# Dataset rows
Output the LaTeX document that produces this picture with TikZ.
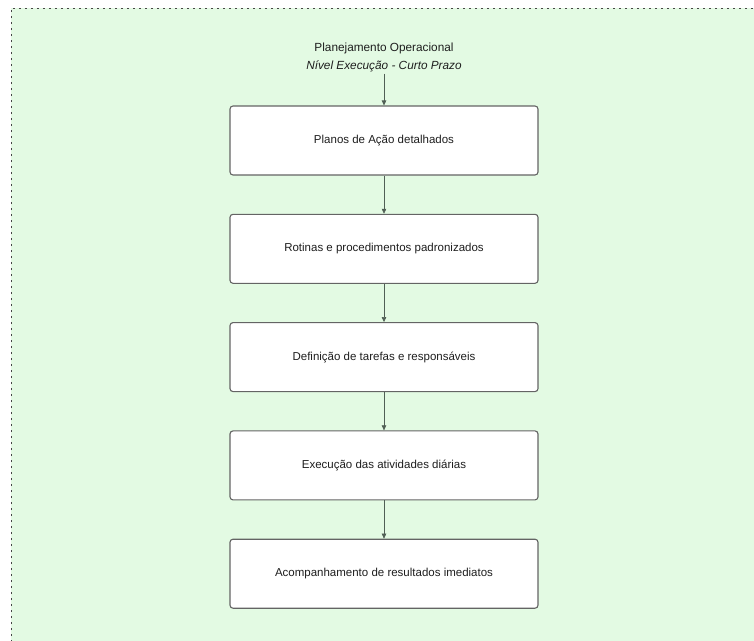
\documentclass[tikz,border=0pt]{standalone}
\usepackage{fontspec}
\setmainfont{Liberation Sans}
\usetikzlibrary{arrows.meta,positioning}
\definecolor{panelbg}{RGB}{227, 250, 227}
\definecolor{panelborder}{RGB}{70, 70, 70}
\definecolor{boxborder}{RGB}{100, 100, 100}
\definecolor{flowline}{RGB}{80, 95, 85}
\definecolor{inktext}{RGB}{30, 30, 30}

\begin{document}
\begin{tikzpicture}[
  x=1pt, y=-1pt,
  node distance=38.2pt,
  stagebox/.style={
    draw=boxborder,
    fill=white,
    rounded corners=3pt,
    line width=1.1pt,
    minimum width=308pt,
    minimum height=69pt,
    align=center,
    text=inktext,
    font=\fontsize{11.5}{14}\selectfont
  },
  flow/.style={
    -{Triangle[length=5pt,width=4.5pt]},
    draw=flowline,
    line width=0.6pt
  }
]

  \useasboundingbox (0,0) rectangle (754,640);

  % Panel background
  \begin{scope}
    \clip (0,0) rectangle (754,640);
    \fill[panelbg] (11,8) rectangle (770,660);
    \draw[panelborder, line width=0.9pt, dash pattern=on 2pt off 4pt] (11,660) -- (11,8) -- (770,8);
  \end{scope}

  % Heading
  \node[align=center, text=inktext, inner sep=2pt, font=\fontsize{11.8}{18}\selectfont] (title) at (384,57)
    {Planejamento Operacional\\\textit{Nível Execução - Curto Prazo}};

  % Stages
  \node[stagebox] (s1) at (384,140.5) {Planos de Ação detalhados};
  \node[stagebox, below=of s1] (s2) {Rotinas e procedimentos padronizados};
  \node[stagebox, below=of s2] (s3) {Definição de tarefas e responsáveis};
  \node[stagebox, below=of s3] (s4) {Execução das atividades diárias};
  \node[stagebox, below=of s4] (s5) {Acompanhamento de resultados imediatos};

  \draw[flow] (title.south) -- (s1.north);
  \draw[flow] (s1.south) -- (s2.north);
  \draw[flow] (s2.south) -- (s3.north);
  \draw[flow] (s3.south) -- (s4.north);
  \draw[flow] (s4.south) -- (s5.north);

\end{tikzpicture}
\end{document}
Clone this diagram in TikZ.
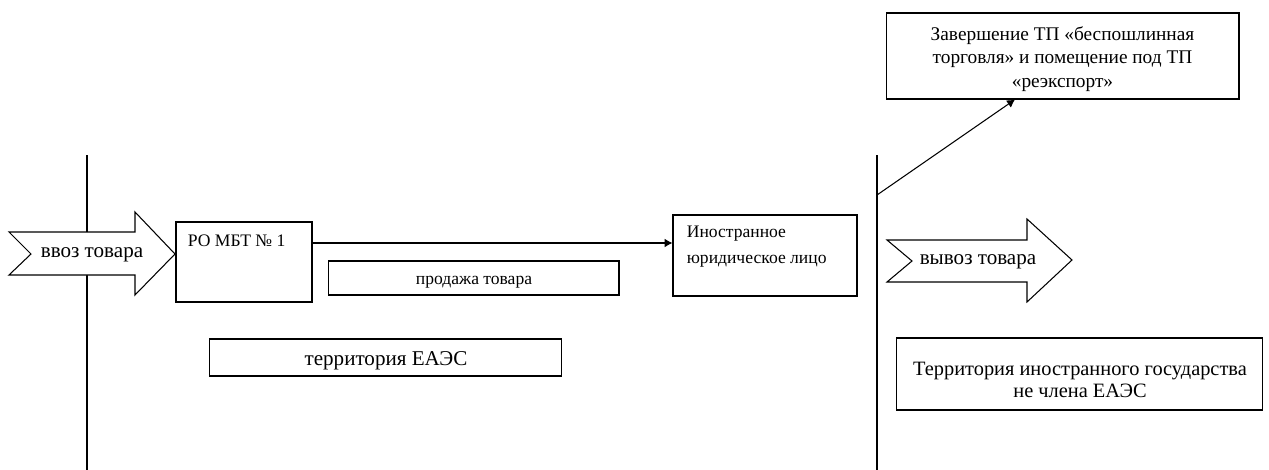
\documentclass[tikz,border=0pt]{standalone}
\usepackage{fontspec}
\setmainfont{Liberation Serif}
\usetikzlibrary{positioning, arrows.meta}
\tikzset{
>={Latex[length=4.5pt, width=5pt]}, % filled arrow heads
box/.style={draw, line width=0.6pt, fill=white, inner sep=0pt}, % plain rectangles
txt/.style={inner sep=0pt, align=left, font=\fontsize{10}{14.7}\selectfont}, % text set at the top left of a box
ctxt/.style={inner sep=0pt, align=center, font=\fontsize{11}{13.5}\selectfont}, % centred text
border/.style={line width=0.6pt}, % the two border lines
bigarrow/.style={draw, line width=0.6pt, fill=white}, % the wide arrows
conn/.style={->, line width=0.6pt}, % connectors
}

\begin{document}
\begin{tikzpicture}[x=0.02cm, y=-0.02cm]
    \useasboundingbox (0,0) rectangle (1269,470);
    % border lines
    \draw[border] (87,155) -- (87,470);
    \draw[border] (877,155) -- (877,470);
    \coordinate (exitPoint) at (877,195);
    % wide arrows
    \draw[bigarrow] (9,232) -- (135,232) -- (135,212) -- (175,254) -- (135,295) -- (135,275) -- (9,275) -- (31,254) -- cycle;
    \node[ctxt, font=\fontsize{12}{14}\selectfont, anchor=base] (import) at (92,257) {ввоз товара};
    \draw[bigarrow] (887,240) -- (1027,240) -- (1027,219) -- (1072,260) -- (1027,302) -- (1027,282) -- (887,282) -- (912,261) -- cycle;
    \node[ctxt, font=\fontsize{12}{14}\selectfont, anchor=base] (export) at (978,264) {вывоз товара};
    % boxes
    \node[box, minimum width=2.72cm, minimum height=1.6cm] (rombt) at (244,262) {};
    \node[txt, anchor=base west] (rombtText) at ([shift={(12,25)}]rombt.north west) {РО МБТ № 1};
    \node[box, minimum width=3.68cm, minimum height=1.62cm] (ino) at (765,255.5) {};
    \node[txt, anchor=north west] (inoText) at ([shift={(14,11)}]ino.north west) {Иностранное\\юридическое лицо};
    \node[box, minimum width=5.82cm, minimum height=0.68cm] (sale) at (473.5,278) {};
    \node[ctxt, font=\fontsize{10}{12}\selectfont, anchor=base] (saleText) at (474,284) {продажа товара};
    \node[box, minimum width=7.06cm, minimum height=0.74cm] (eaes) at (385.5,357.5) {};
    \node[ctxt, font=\fontsize{12}{14}\selectfont, anchor=base] (eaesText) at (386,365) {территория ЕАЭС};
    \node[box, minimum width=7.06cm, minimum height=1.72cm] (finish) at (1062.5,56) {};
    \node[ctxt] (finishText) at (1062.5,59) {Завершение ТП «беспошлинная\\торговля» и помещение под ТП\\«реэкспорт»};
    \node[box, minimum width=7.34cm, minimum height=1.44cm] (foreign) at (1079.5,374) {};
    \node[ctxt, font=\fontsize{11.6}{12.6}\selectfont] (foreignText) at (1080,380) {Территория иностранного государства\\не члена ЕАЭС};
    % connectors
    \draw[conn] ([yshift=0.38cm]rombt.east) -- ([yshift=0.38cm]rombt.east -| ino.west);
    \draw[conn] (exitPoint) -- ([xshift=-0.95cm]finish.south);
\end{tikzpicture}
\end{document}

# Requirements
Reproduce the data word for word, excluding its pictures.

# Written response
Output the LaTeX document that produces this picture with TikZ.
\documentclass[tikz,border=0pt]{standalone}
\usepackage{fontspec}
\setmainfont{Liberation Sans}
\usetikzlibrary{arrows.meta,positioning}
\definecolor{panelbg}{RGB}{227, 250, 227}
\definecolor{panelborder}{RGB}{70, 70, 70}
\definecolor{boxborder}{RGB}{100, 100, 100}
\definecolor{flowline}{RGB}{80, 95, 85}
\definecolor{inktext}{RGB}{30, 30, 30}

\begin{document}
\begin{tikzpicture}[
  x=1pt, y=-1pt,
  node distance=38.2pt,
  stagebox/.style={
    draw=boxborder,
    fill=white,
    rounded corners=3pt,
    line width=1.1pt,
    minimum width=308pt,
    minimum height=69pt,
    align=center,
    text=inktext,
    font=\fontsize{11.5}{14}\selectfont
  },
  flow/.style={
    -{Triangle[length=5pt,width=4.5pt]},
    draw=flowline,
    line width=0.6pt
  }
]

  \useasboundingbox (0,0) rectangle (754,640);

  % Panel background
  \begin{scope}
    \clip (0,0) rectangle (754,640);
    \fill[panelbg] (11,8) rectangle (770,660);
    \draw[panelborder, line width=0.9pt, dash pattern=on 2pt off 4pt] (11,660) -- (11,8) -- (770,8);
  \end{scope}

  % Heading
  \node[align=center, text=inktext, inner sep=2pt, font=\fontsize{11.8}{18}\selectfont] (title) at (384,57)
    {Planejamento Operacional\\\textit{Nível Execução - Curto Prazo}};

  % Stages
  \node[stagebox] (s1) at (384,140.5) {Planos de Ação detalhados};
  \node[stagebox, below=of s1] (s2) {Rotinas e procedimentos padronizados};
  \node[stagebox, below=of s2] (s3) {Definição de tarefas e responsáveis};
  \node[stagebox, below=of s3] (s4) {Execução das atividades diárias};
  \node[stagebox, below=of s4] (s5) {Acompanhamento de resultados imediatos};

  \draw[flow] (title.south) -- (s1.north);
  \draw[flow] (s1.south) -- (s2.north);
  \draw[flow] (s2.south) -- (s3.north);
  \draw[flow] (s3.south) -- (s4.north);
  \draw[flow] (s4.south) -- (s5.north);

\end{tikzpicture}
\end{document}
Clone this diagram in TikZ.
\documentclass[tikz,border=0pt]{standalone}
\usepackage{fontspec}
\setmainfont{Liberation Serif}
\usetikzlibrary{positioning, arrows.meta}
\tikzset{
>={Latex[length=4.5pt, width=5pt]}, % filled arrow heads
box/.style={draw, line width=0.6pt, fill=white, inner sep=0pt}, % plain rectangles
txt/.style={inner sep=0pt, align=left, font=\fontsize{10}{14.7}\selectfont}, % text set at the top left of a box
ctxt/.style={inner sep=0pt, align=center, font=\fontsize{11}{13.5}\selectfont}, % centred text
border/.style={line width=0.6pt}, % the two border lines
bigarrow/.style={draw, line width=0.6pt, fill=white}, % the wide arrows
conn/.style={->, line width=0.6pt}, % connectors
}

\begin{document}
\begin{tikzpicture}[x=0.02cm, y=-0.02cm]
    \useasboundingbox (0,0) rectangle (1269,470);
    % border lines
    \draw[border] (87,155) -- (87,470);
    \draw[border] (877,155) -- (877,470);
    \coordinate (exitPoint) at (877,195);
    % wide arrows
    \draw[bigarrow] (9,232) -- (135,232) -- (135,212) -- (175,254) -- (135,295) -- (135,275) -- (9,275) -- (31,254) -- cycle;
    \node[ctxt, font=\fontsize{12}{14}\selectfont, anchor=base] (import) at (92,257) {ввоз товара};
    \draw[bigarrow] (887,240) -- (1027,240) -- (1027,219) -- (1072,260) -- (1027,302) -- (1027,282) -- (887,282) -- (912,261) -- cycle;
    \node[ctxt, font=\fontsize{12}{14}\selectfont, anchor=base] (export) at (978,264) {вывоз товара};
    % boxes
    \node[box, minimum width=2.72cm, minimum height=1.6cm] (rombt) at (244,262) {};
    \node[txt, anchor=base west] (rombtText) at ([shift={(12,25)}]rombt.north west) {РО МБТ № 1};
    \node[box, minimum width=3.68cm, minimum height=1.62cm] (ino) at (765,255.5) {};
    \node[txt, anchor=north west] (inoText) at ([shift={(14,11)}]ino.north west) {Иностранное\\юридическое лицо};
    \node[box, minimum width=5.82cm, minimum height=0.68cm] (sale) at (473.5,278) {};
    \node[ctxt, font=\fontsize{10}{12}\selectfont, anchor=base] (saleText) at (474,284) {продажа товара};
    \node[box, minimum width=7.06cm, minimum height=0.74cm] (eaes) at (385.5,357.5) {};
    \node[ctxt, font=\fontsize{12}{14}\selectfont, anchor=base] (eaesText) at (386,365) {территория ЕАЭС};
    \node[box, minimum width=7.06cm, minimum height=1.72cm] (finish) at (1062.5,56) {};
    \node[ctxt] (finishText) at (1062.5,59) {Завершение ТП «беспошлинная\\торговля» и помещение под ТП\\«реэкспорт»};
    \node[box, minimum width=7.34cm, minimum height=1.44cm] (foreign) at (1079.5,374) {};
    \node[ctxt, font=\fontsize{11.6}{12.6}\selectfont] (foreignText) at (1080,380) {Территория иностранного государства\\не члена ЕАЭС};
    % connectors
    \draw[conn] ([yshift=0.38cm]rombt.east) -- ([yshift=0.38cm]rombt.east -| ino.west);
    \draw[conn] (exitPoint) -- ([xshift=-0.95cm]finish.south);
\end{tikzpicture}
\end{document}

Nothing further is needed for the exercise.